Wednesday, January 17, 2007

22 January: Boreham on Francis Bacon

A Philosophic Pantheon
We are all idolaters. It is in the blood. We may not now worship Thor and Woden, Freya and Tyr, at least under those names but we have our idols yet. In a passage that Macaulay regarded as among the greatest and most influential contributions ever made to literature, Francis Bacon whose birthday this is, charged us with worshipping four. And he named them. Beware, he said, of the Idols of the Tribe, beware of the Idols of the Cave, beware of the Idols of the Market Place, and beware of the Idols of the Theatre! Bacon was concerned with these doubtful divinities as the enemies of pure reason, the foes of accurate thought, the adversaries of scientific criticism, and the perverters of sound judgment, but we need be bound by no such narrow limits.
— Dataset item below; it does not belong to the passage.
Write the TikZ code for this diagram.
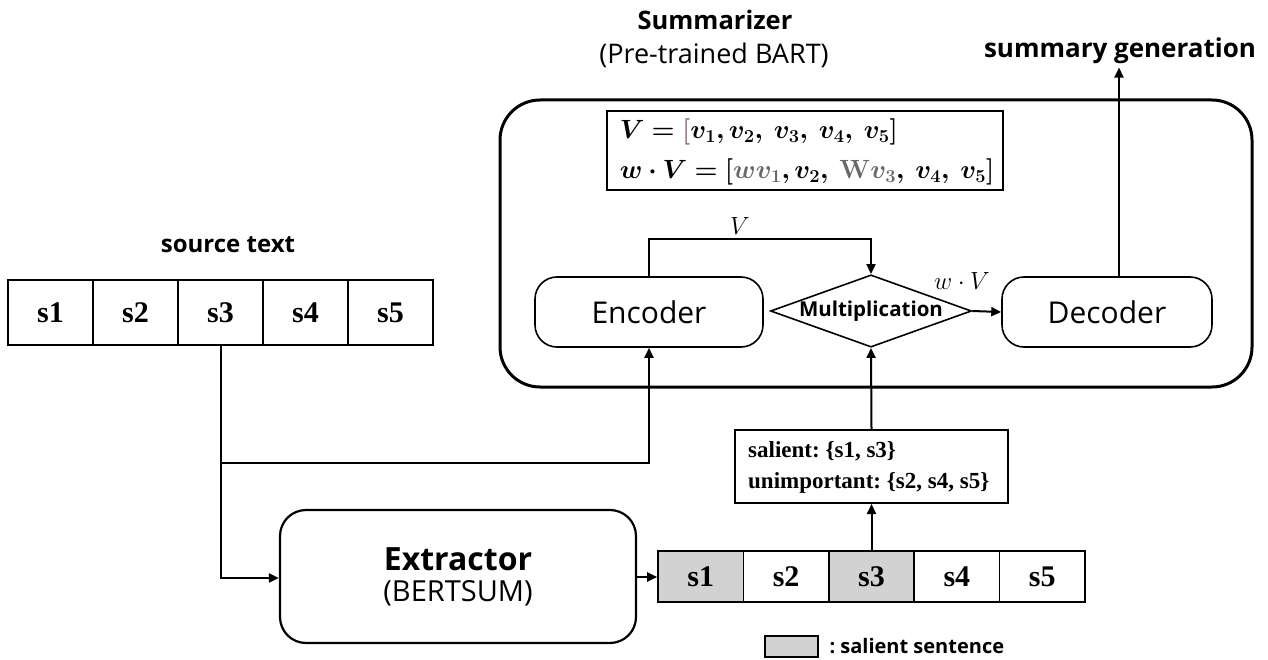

In warning his readers of the Idol of the Tribe, Bacon had in mind the contagion of the crowd, the tendency to cheer when the multitude cheers and to hoot when the multitude hoots. If, like Robinson Crusoe, a man was marooned on a desert island, his own judgment would be supreme. But as soon as Friday makes his appearance the absolute sovereignty of their own intellect becomes modified. Crusoe's view of every question is influenced by Friday's view. And, if the population of the island were increased from two to 200, the tendency would be for Crusoe's judgment to become submerged in the judgment of the multitude. The principle affects our lives at every turn. Why do we dress as we do—one way this season, another way next; one way in this country, another way in that? Who ordains the general outline and the particular style? We obey the Idol of the Tribe.

Designing The Upholstery Of The Mind
In turning his attention to the Idol of the Cave, Bacon was thinking of the home. There a man is monarch of all he surveys. An Englishman's home is his castle. In designing it, in constructing it, and in furnishing it he thinks of nothing but its comfort. He will make everything as congenial, as agreeable and as snug as he possibly can. Who can blame him? But our philosopher is afraid that he may carry his craze for comfort a little too far. For a man is more than a mere cave-dweller. He has a mind, a heart, a soul. He needs not only things, but thoughts. He is essentially an intellectual animal, a reasoning animal, an emotional animal. Whether he intends to do so or not, he will find himself providing himself with a small stock of convictions. He may do it deliberately and systematically, or he may do it casually and absent-mindedly but he will do it.

It is a race habit. And the danger is that, unless he is on his guard, he may select his convictions on the same principle on which he selects his furniture. He will gather together a few agreeable conclusions; he will provide himself with a comfortable creed; he will fit himself out with a neat little collection of congenial beliefs; and then he will rub his hands, lie back at his ease and congratulate himself on his shrewd discernment and excellent taste. Bacon does not mean that a conclusion, to be sound, must necessarily be forbidding. Only a stoic, an ascetic, a misanthrope would ask us to reject a proposition on the ground that it was so captivating. To adopt such a course would be, not to worship the Idol of the Cave but to prostrate ourselves before a still more hideous deity. Such repugnant idolatry Bacon would heartily abhor. Suspect your agreeable conclusions, he says. Do not reject them, but overhaul them. Analyse then, verify them, confirm them. He would have us think as we think and live as we live, not merely because it is pleasant so to do but because, having tested our thoughts, convictions and modes of life in the most exacting crucible, we have found that they ring true.

Debasement Of Money, Manners And People
The Market Place was a great place in Bacon's day. It was the place to which everything was brought and in which all buying and selling were done. Bacon recognises it as a good place and money as a good thing. If nobody desired wealth the resources of the country would never be exploited. Why should men trouble to clear the bush or sink mines or erect factories or cultivate farms? Apart from the love of money we should be a people of sluggish wit and savage habits. Money is good, just as the stone in the quarry is good. Set the stone on a pedestal and worship it, and you degrade your manhood in the process. Deify money and it debauches you. Hence Bacon's warning against the Idol of the Market Place.

And, by the Idol of the Theatre, he aimed his shafts against the high crime of pretending. He pleads for stark sincerity, crystalline simplicity, genuine reality. Beware, he implores the thinkers of his day, of simulating an acceptance of conclusions that are not honestly your own. Beware of affecting to reject conclusions that, in your secret soul, you acknowledge. Man is never so great as when he calls his intellect into independent action. It is at this point that he stands, among all creatures, peerless, unrivalled, supreme. But if, by duplicity or dissimulation, he vitiates that sublime prerogative, he ruins everything. He becomes a mere devotee of Bacon's last and basest idol.